# Ooops!  Now what?



## Lizzzie (Oct 4, 2012)

Hi all not been here for a bit, had a planned-up-to-the-eyeballs pregnancy which has now become a very healthy small toddler.

Now I have a not-very-planned-at-all pregnancy (gulp) of about 5 weeks and, as someone whose hbA1c has once been above 6 in three years, the last 2 months or so my levels have been awful. I had a 15 3-4 hours after breakfast the other day. 

I've found some 5mg folic acid and am in the process of bullying more out of my GP but just wanted to clarify...

- people must have been in my situation and things been ok?

- exactly what detrimental thing do high blood sugars do in the first trim ester?  ( I just know they're bad!)

- when do people go for their first scan?  I thought I had an early one last time but my GP says not these days.


----------



## StephM31 (Oct 5, 2012)

Hi lizzie. When I attended my pre conception clinic I was given a contact number for the midwife at the hospital and told 2 contact them direct 2 get an earlier appt rather than get stuck in the referral system through my GP. Might b worth a call 2 them?


----------



## StephM31 (Oct 5, 2012)

Congratulations by the way!


----------



## Lizzzie (Oct 5, 2012)

Thanks Steph, on both counts. I've done that this morning, someone is calling me back.....


----------



## Monkey (Oct 5, 2012)

Lizzzie said:


> Thanks Steph, on both counts. I've done that this morning, someone is calling me back.....



Sounds like a plan - I'd have said straight onto your DSN / diabetes team, as it was my regular team with their pre-conception hats on who got me in to see the diabetes mw the next day, this time round. She also booked my early scan (I'm almost certain NICE say you should get one)

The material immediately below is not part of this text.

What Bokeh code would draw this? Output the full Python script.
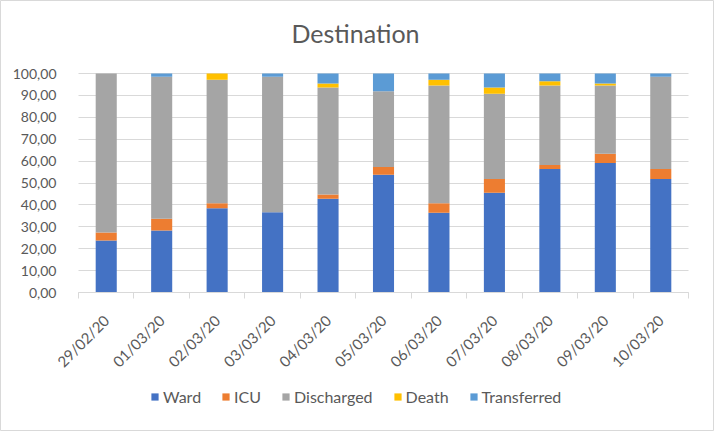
from bokeh.plotting import figure
from bokeh.models import FixedTicker, Legend, LegendItem, ColumnDataSource, Range1d, Label
from bokeh.embed import file_html
from bokeh.resources import INLINE
import math

dates = ["29/02/20", "01/03/20", "02/03/20", "03/03/20", "04/03/20", "05/03/20",
         "06/03/20", "07/03/20", "08/03/20", "09/03/20", "10/03/20"]
ward =        [23.8, 28.3, 38.5, 36.7, 42.8, 53.8, 36.4, 45.6, 56.4, 59.1, 51.8]
icu =         [3.6, 5.4, 2.3, 0.0, 1.9, 3.5, 4.4, 6.2, 1.8, 4.3, 4.6]
discharged =  [72.6, 64.8, 56.4, 61.8, 48.9, 34.6, 53.7, 39.0, 36.3, 31.1, 42.1]
death =       [0.0, 0.0, 2.8, 0.0, 1.8, 0.0, 2.7, 2.8, 2.0, 0.9, 0.0]
transferred = [0.0, 1.5, 0.0, 1.5, 4.6, 8.1, 2.8, 6.4, 3.5, 4.6, 1.5]
series = ["Ward", "ICU", "Discharged", "Death", "Transferred"]
colors = ["#4472C4", "#ED7D31", "#A5A5A5", "#FFC000", "#5B9BD5"]
y_ticks = [0, 10, 20, 30, 40, 50, 60, 70, 80, 90, 100]

xs = list(range(len(dates)))
src = ColumnDataSource(dict(x=xs, Ward=ward, ICU=icu, Discharged=discharged,
                            Death=death, Transferred=transferred))

FONT = "Lato"
GREY = "#595959"

# Layout (pixels): whole canvas is the frame; plot area 78..688 x 73..292
W, H = 714, 431
PL, PR, PT, PB = 78, 688, 73, 292
n = len(dates)
px_per_cat = (PR - PL) / n
px_per_unit = (PB - PT) / 100.0
x0 = -0.5 - PL / px_per_cat
x1 = n - 0.5 + (W - PR) / px_per_cat
y0 = -(H - PB) / px_per_unit
y1 = 100 + PT / px_per_unit

p = figure(frame_width=W, frame_height=H, output_backend="svg", toolbar_location=None,
           x_range=Range1d(x0, x1), y_range=Range1d(y0, y1), min_border=0)

renderers = p.vbar_stack(series, x="x", width=0.38, source=src, color=colors, line_color=None)

p.add_layout(Label(x=355, y=H - 32, x_units="screen", y_units="screen", text="Destination",
                   text_align="center", text_baseline="middle", text_font=FONT,
                   text_font_size="25px", text_color=GREY))

p.outline_line_color = "#D9D9D9"
p.xgrid.grid_line_color = None
p.ygrid.grid_line_color = "#D9D9D9"
p.ygrid.ticker = FixedTicker(ticks=y_ticks)
for g in p.ygrid:
    if "cross_bounds" in g.properties():
        g.cross_bounds = (-0.5, n - 0.5)

p.yaxis.fixed_location = -0.5
p.yaxis.bounds = (0, 100)
p.yaxis.ticker = FixedTicker(ticks=y_ticks)
p.yaxis.major_label_overrides = {t: f"{t},00" for t in y_ticks}
p.yaxis.axis_line_color = None
p.yaxis.major_tick_line_color = None
p.yaxis.minor_tick_line_color = None
p.yaxis.major_label_text_font = FONT
p.yaxis.major_label_text_font_size = "14px"
p.yaxis.major_label_text_color = GREY
p.yaxis.major_label_standoff = 16

bounds = [i - 0.5 for i in range(n + 1)]
p.xaxis.fixed_location = 0
p.xaxis.bounds = (-0.5, n - 0.5)
p.xaxis.ticker = FixedTicker(ticks=xs, minor_ticks=bounds)
p.xaxis.major_label_overrides = {i: d for i, d in zip(xs, dates)}
p.xaxis.major_label_orientation = math.pi / 4
p.xaxis.major_tick_line_color = None
p.xaxis.minor_tick_line_color = "#D9D9D9"
p.xaxis.minor_tick_in = 0
p.xaxis.minor_tick_out = 6
p.xaxis.axis_line_color = "#D9D9D9"
p.xaxis.major_label_text_font = FONT
p.xaxis.major_label_text_font_size = "15px"
p.xaxis.major_label_text_color = GREY
p.xaxis.major_label_standoff = 19

legend = Legend(items=[LegendItem(label=s, renderers=[r]) for s, r in zip(series, renderers)],
                orientation="horizontal", location=(150, 25),
                label_text_font=FONT, label_text_font_size="16px", label_text_color=GREY,
                glyph_width=9, glyph_height=9, spacing=20, label_standoff=4,
                border_line_color=None, background_fill_alpha=0, padding=2, margin=0)
p.add_layout(legend, "center")

open("out.html", "w").write(file_html(p, INLINE))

I think the risk of first tri highs (and I mean prolonged highs, not just one offs - we all have them!) is developmental. That's a bit vague (partly because I can't think what, and partly because I'm not sure there's a definitive list!) but if you've got good support and have done it before, I'd bet you'll be confident in sorting out highs.

And congratulations, of course!


----------



## Lizzzie (Oct 15, 2012)

Thanks Monkey.  There's been a bit of a pause because I went to see the midwife who said I'd get a scan very quickly and not to worry - my diabetic team said this spynded promising and we'd wait for it - and of course the scan date came and was late November.  So back on the phone to the diabetic team today.

Meanwhile, having a hypo / vomitting cycle nightmare, but seem to remember it sorts out eventually *groan* at least it suggests there's something alive in there!


----------



## Monkey (Oct 15, 2012)

Lizzzie said:


> Thanks Monkey.  There's been a bit of a pause because I went to see the midwife who said I'd get a scan very quickly and not to worry - my diabetic team said this spynded promising and we'd wait for it - and of course the scan date came and was late November.  So back on the phone to the diabetic team today.
> 
> Meanwhile, having a hypo / vomitting cycle nightmare, but seem to remember it sorts out eventually *groan* at least it suggests there's something alive in there!



Urgh, it's grim, isn't it?! Still, promising - everything crossed for date soon.


----------